- Given instruction
Only the lines from the start of the data to the line containing "plan_0102 = 825.1", both included, should be output, exactly and without pictures.

***** Entries supplied *****

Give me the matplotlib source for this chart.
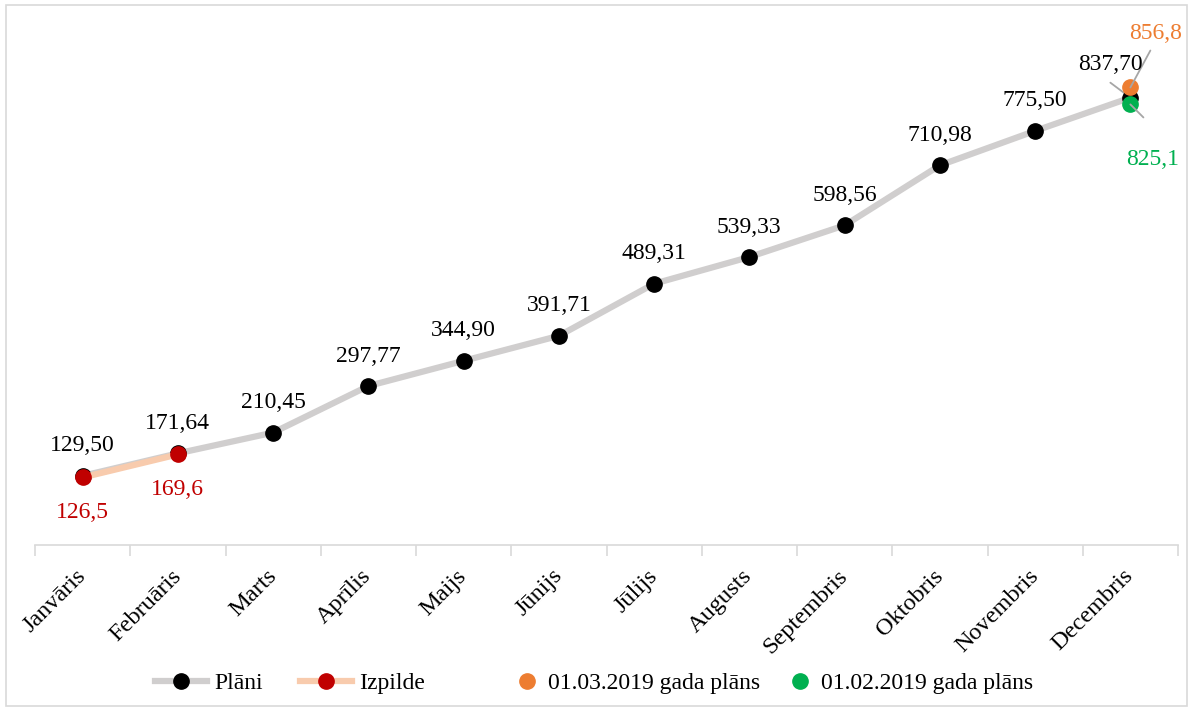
import matplotlib
matplotlib.use("Agg")
import matplotlib.pyplot as plt
from matplotlib.lines import Line2D
from matplotlib.patches import Rectangle
from matplotlib.transforms import offset_copy

plt.rcParams['font.family'] = ['Liberation Serif', 'DejaVu Serif']

months = ["Janvāris", "Februāris", "Marts", "Aprīlis", "Maijs", "Jūnijs",
          "Jūlijs", "Augusts", "Septembris", "Oktobris", "Novembris", "Decembris"]
plani = [129.50, 171.64, 210.45, 297.77, 344.90, 391.71, 489.31, 539.33,
         598.56, 710.98, 775.50, 837.70]
izpilde = [126.5, 169.6]
plan_0103 = 856.8
plan_0102 = 825.1

fig = plt.figure(figsize=(11.92, 7.11), dpi=100)
ax = fig.add_axes([35/1192, 1-545/711, (1178-35)/1192, (545-11)/711])
fig.patches.append(Rectangle((6/1192, 5/711), 1181/1192, 701/711, transform=fig.transFigure,
                             fill=False, edgecolor='#D9D9D9', linewidth=1.2))

x = list(range(len(months)))
gray = '#D0CECE'
peach = '#F8CBAD'
red = '#C00000'
orange = '#ED7D31'
green = '#00B050'
ax.plot(x, plani, color=gray, lw=4.5, marker='o', ms=11, mfc='black', mec='black', zorder=2)
ax.plot(x[:len(izpilde)], izpilde, color=peach, lw=4.5, marker='o', ms=11,
        mfc=red, mec=red, zorder=3)
ax.plot([11], [plan_0103], ls='none', marker='o', ms=11, mfc=orange, mec=orange, zorder=4)
ax.plot([11], [plan_0102], ls='none', marker='o', ms=11, mfc=green, mec=green, zorder=4)

fs = 17
for i, v in enumerate(plani[:-1]):
    ax.annotate(f"{v:.2f}".replace('.', ','), (i, v), xytext=(0, 14), textcoords='offset points',
                ha='center', va='bottom', fontsize=fs, color='black')
for i, v in enumerate(izpilde):
    ax.annotate(f"{v:.1f}".replace('.', ','), (i, v), xytext=(0, -18), textcoords='offset points',
                ha='center', va='top', fontsize=fs, color=red)

lc = '#A6A6A6'
for v, (x0, y0), (x1, y1), z in [(plani[-1], (-14.4, 10.8), (-2, 1.5), 1),
                                 (plan_0103, (0, 0), (14.4, 26.6), 5),
                                 (plan_0102, (0, 0), (9.4, -9.4), 5)]:
    ax.annotate('', xy=(11, v), xycoords=offset_copy(ax.transData, fig, x=x1, y=y1, units='points'),
                xytext=(11, v), textcoords=offset_copy(ax.transData, fig, x=x0, y=y0, units='points'),
                arrowprops=dict(arrowstyle='-', color=lc, lw=1.3, shrinkA=0, shrinkB=0),
                zorder=z)

ax.annotate(f"{plani[-1]:.2f}".replace('.', ','), (11, plani[-1]), xytext=(-14.4, 23.8),
            textcoords='offset points', ha='center', va='center', fontsize=fs, color='black',
            zorder=5)
ax.annotate(f"{plan_0103:.1f}".replace('.', ','), (11, plan_0103), xytext=(18, 38.5),
            textcoords='offset points', ha='center', va='center', fontsize=fs, color=orange,
            zorder=5)
ax.annotate(f"{plan_0102:.1f}".replace('.', ','), (11, plan_0102), xytext=(15.8, -39.6),
            textcoords='offset points', ha='center', va='center', fontsize=fs, color=green,
            zorder=5)

ax.set_xlim(-0.5, 11.5)
ax.set_ylim(0, 1000)
ax.set_yticks([])
for s in ['top', 'right', 'left']:
    ax.spines[s].set_visible(False)
ax.spines['bottom'].set_color('#D9D9D9')
ax.spines['bottom'].set_linewidth(1.2)
ax.set_xticks(x)
ax.set_xticklabels(months, rotation=45, ha='right', va='center', rotation_mode='anchor',
                   fontsize=17.5)
ax.tick_params(axis='x', which='major', length=0, pad=20)
ax.set_xticks([i - 0.5 for i in range(13)], minor=True)
ax.tick_params(axis='x', which='minor', length=8, color='#D9D9D9', width=1.2)
ax.patch.set_alpha(0)

handles = [
    Line2D([], [], color=gray, lw=4.5, marker='o', ms=11, mfc='black', mec='black'),
    Line2D([], [], color=peach, lw=4.5, marker='o', ms=11, mfc=red, mec=red),
    Line2D([], [], ls='none', marker='o', ms=11, mfc=orange, mec=orange),
    Line2D([], [], ls='none', marker='o', ms=11, mfc=green, mec=green),
]
labels = ["Plāni", "Izpilde", "01.03.2019 gada plāns", "01.02.2019 gada plāns"]
starts = [155, 300, 513, 786]
hlens = [2.2, 2.2, 1.18, 1.18]
for h, l, sx, hl in zip(handles, labels, starts, hlens):
    fig.legend([h], [l], loc='center left', bbox_to_anchor=(sx/1192, 1-683/711),
               frameon=False, fontsize=fs, handlelength=hl, handletextpad=0.3,
               borderpad=0, borderaxespad=0)

fig.savefig("out.png", dpi=100)
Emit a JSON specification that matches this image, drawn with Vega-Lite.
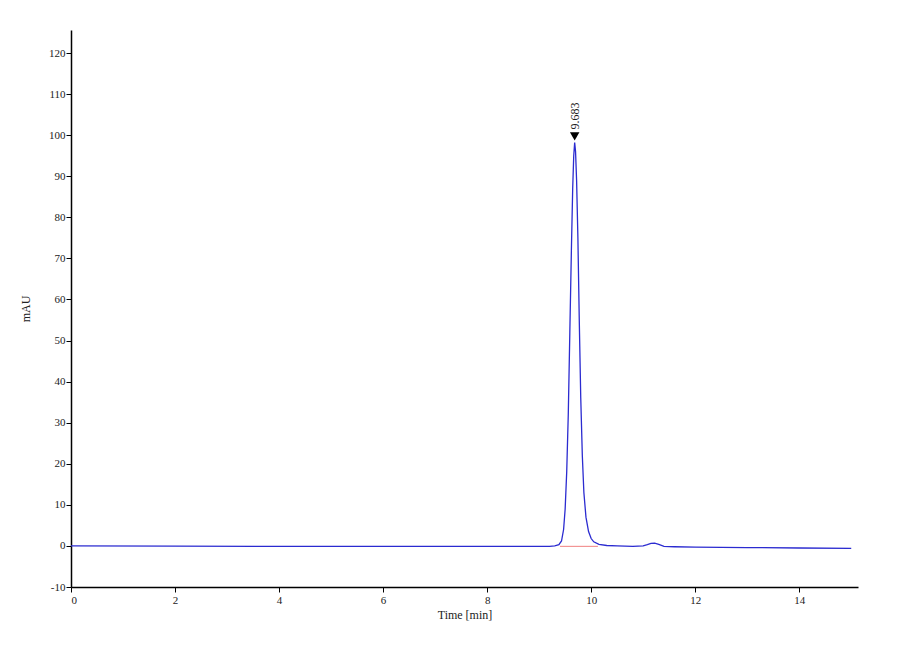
{
  "$schema": "https://vega.github.io/schema/vega-lite/v6.json",
  "autosize": "none",
  "width": 787,
  "height": 557,
  "padding": {"left": 71, "top": 30, "right": 42, "bottom": 73},
  "background": "white",
  "config": {
    "view": {"stroke": null},
    "axis": {
      "labelFont": "Liberation Serif",
      "titleFont": "Liberation Serif",
      "labelFontSize": 11,
      "titleFontSize": 12,
      "labelColor": "#222",
      "titleColor": "#222",
      "domainColor": "black",
      "domainWidth": 1.5,
      "tickColor": "black",
      "tickSize": 5,
      "grid": false,
      "titleFontWeight": "normal"
    }
  },
  "layer": [
    {
      "data": {"values": [
        {"time": 0, "mAU": 0.0},
        {"time": 2, "mAU": -0.05},
        {"time": 4, "mAU": -0.1},
        {"time": 6, "mAU": -0.1},
        {"time": 8, "mAU": -0.1},
        {"time": 9.2, "mAU": -0.1},
        {"time": 9.3, "mAU": 0.0},
        {"time": 9.38, "mAU": 0.3},
        {"time": 9.43, "mAU": 1.2},
        {"time": 9.47, "mAU": 4.0},
        {"time": 9.5, "mAU": 9},
        {"time": 9.53, "mAU": 18},
        {"time": 9.56, "mAU": 32},
        {"time": 9.59, "mAU": 52},
        {"time": 9.62, "mAU": 72},
        {"time": 9.645, "mAU": 87},
        {"time": 9.665, "mAU": 95},
        {"time": 9.683, "mAU": 98.2},
        {"time": 9.70, "mAU": 96},
        {"time": 9.72, "mAU": 89},
        {"time": 9.745, "mAU": 75},
        {"time": 9.77, "mAU": 56},
        {"time": 9.8, "mAU": 36},
        {"time": 9.83, "mAU": 22},
        {"time": 9.86, "mAU": 13},
        {"time": 9.9, "mAU": 7},
        {"time": 9.95, "mAU": 3.5},
        {"time": 10.0, "mAU": 1.8},
        {"time": 10.05, "mAU": 1.0},
        {"time": 10.15, "mAU": 0.4},
        {"time": 10.3, "mAU": 0.1},
        {"time": 10.5, "mAU": 0.0},
        {"time": 10.8, "mAU": -0.1},
        {"time": 11.0, "mAU": 0.0},
        {"time": 11.08, "mAU": 0.3},
        {"time": 11.15, "mAU": 0.6},
        {"time": 11.22, "mAU": 0.7},
        {"time": 11.3, "mAU": 0.4},
        {"time": 11.4, "mAU": -0.1},
        {"time": 11.6, "mAU": -0.2},
        {"time": 12, "mAU": -0.3},
        {"time": 13, "mAU": -0.4},
        {"time": 14, "mAU": -0.5},
        {"time": 15, "mAU": -0.6}
      ]},
      "mark": {"type": "line", "color": "#2b2bd0", "strokeWidth": 1.3},
      "encoding": {
        "x": {
          "field": "time", "type": "quantitative", "title": "Time [min]",
          "scale": {"domain": [0, 15.13], "nice": false},
          "axis": {"values": [0, 2, 4, 6, 8, 10, 12, 14], "titlePadding": 4}
        },
        "y": {
          "field": "mAU", "type": "quantitative", "title": "mAU",
          "scale": {"domain": [-10, 125.6], "nice": false},
          "axis": {
            "values": [-10, 0, 10, 20, 30, 40, 50, 60, 70, 80, 90, 100, 110, 120],
            "labelExpr": "datum.value < 0 ? '-' + abs(datum.value) : datum.label",
            "labelPadding": 1,
            "titlePadding": 16
          }
        }
      }
    },
    {
      "data": {"values": [
        {"time": 9.4, "mAU": -0.1},
        {"time": 10.13, "mAU": -0.1}
      ]},
      "mark": {"type": "line", "color": "#f08080", "strokeWidth": 1},
      "encoding": {
        "x": {"field": "time", "type": "quantitative"},
        "y": {"field": "mAU", "type": "quantitative"}
      }
    },
    {
      "data": {"values": [{"time": 9.683, "mAU": 99.7, "label": "9.683"}]},
      "layer": [
        {
          "mark": {"type": "point", "shape": "triangle-down", "filled": true, "color": "black", "size": 90, "opacity": 1},
          "encoding": {
            "x": {"field": "time", "type": "quantitative"},
            "y": {"field": "mAU", "type": "quantitative"}
          }
        },
        {
          "mark": {"type": "text", "angle": 270, "align": "left", "baseline": "middle", "dx": 7, "font": "Liberation Serif", "fontSize": 12, "color": "#222"},
          "encoding": {
            "x": {"field": "time", "type": "quantitative"},
            "y": {"field": "mAU", "type": "quantitative"},
            "text": {"field": "label"}
          }
        }
      ]
    }
  ]
}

*****

- Correct result
Give me the matplotlib source for this chart.
import matplotlib
matplotlib.use("Agg")
import matplotlib.pyplot as plt
from matplotlib.lines import Line2D
from matplotlib.patches import Rectangle
from matplotlib.transforms import offset_copy

plt.rcParams['font.family'] = ['Liberation Serif', 'DejaVu Serif']

months = ["Janvāris", "Februāris", "Marts", "Aprīlis", "Maijs", "Jūnijs",
          "Jūlijs", "Augusts", "Septembris", "Oktobris", "Novembris", "Decembris"]
plani = [129.50, 171.64, 210.45, 297.77, 344.90, 391.71, 489.31, 539.33,
         598.56, 710.98, 775.50, 837.70]
izpilde = [126.5, 169.6]
plan_0103 = 856.8
plan_0102 = 825.1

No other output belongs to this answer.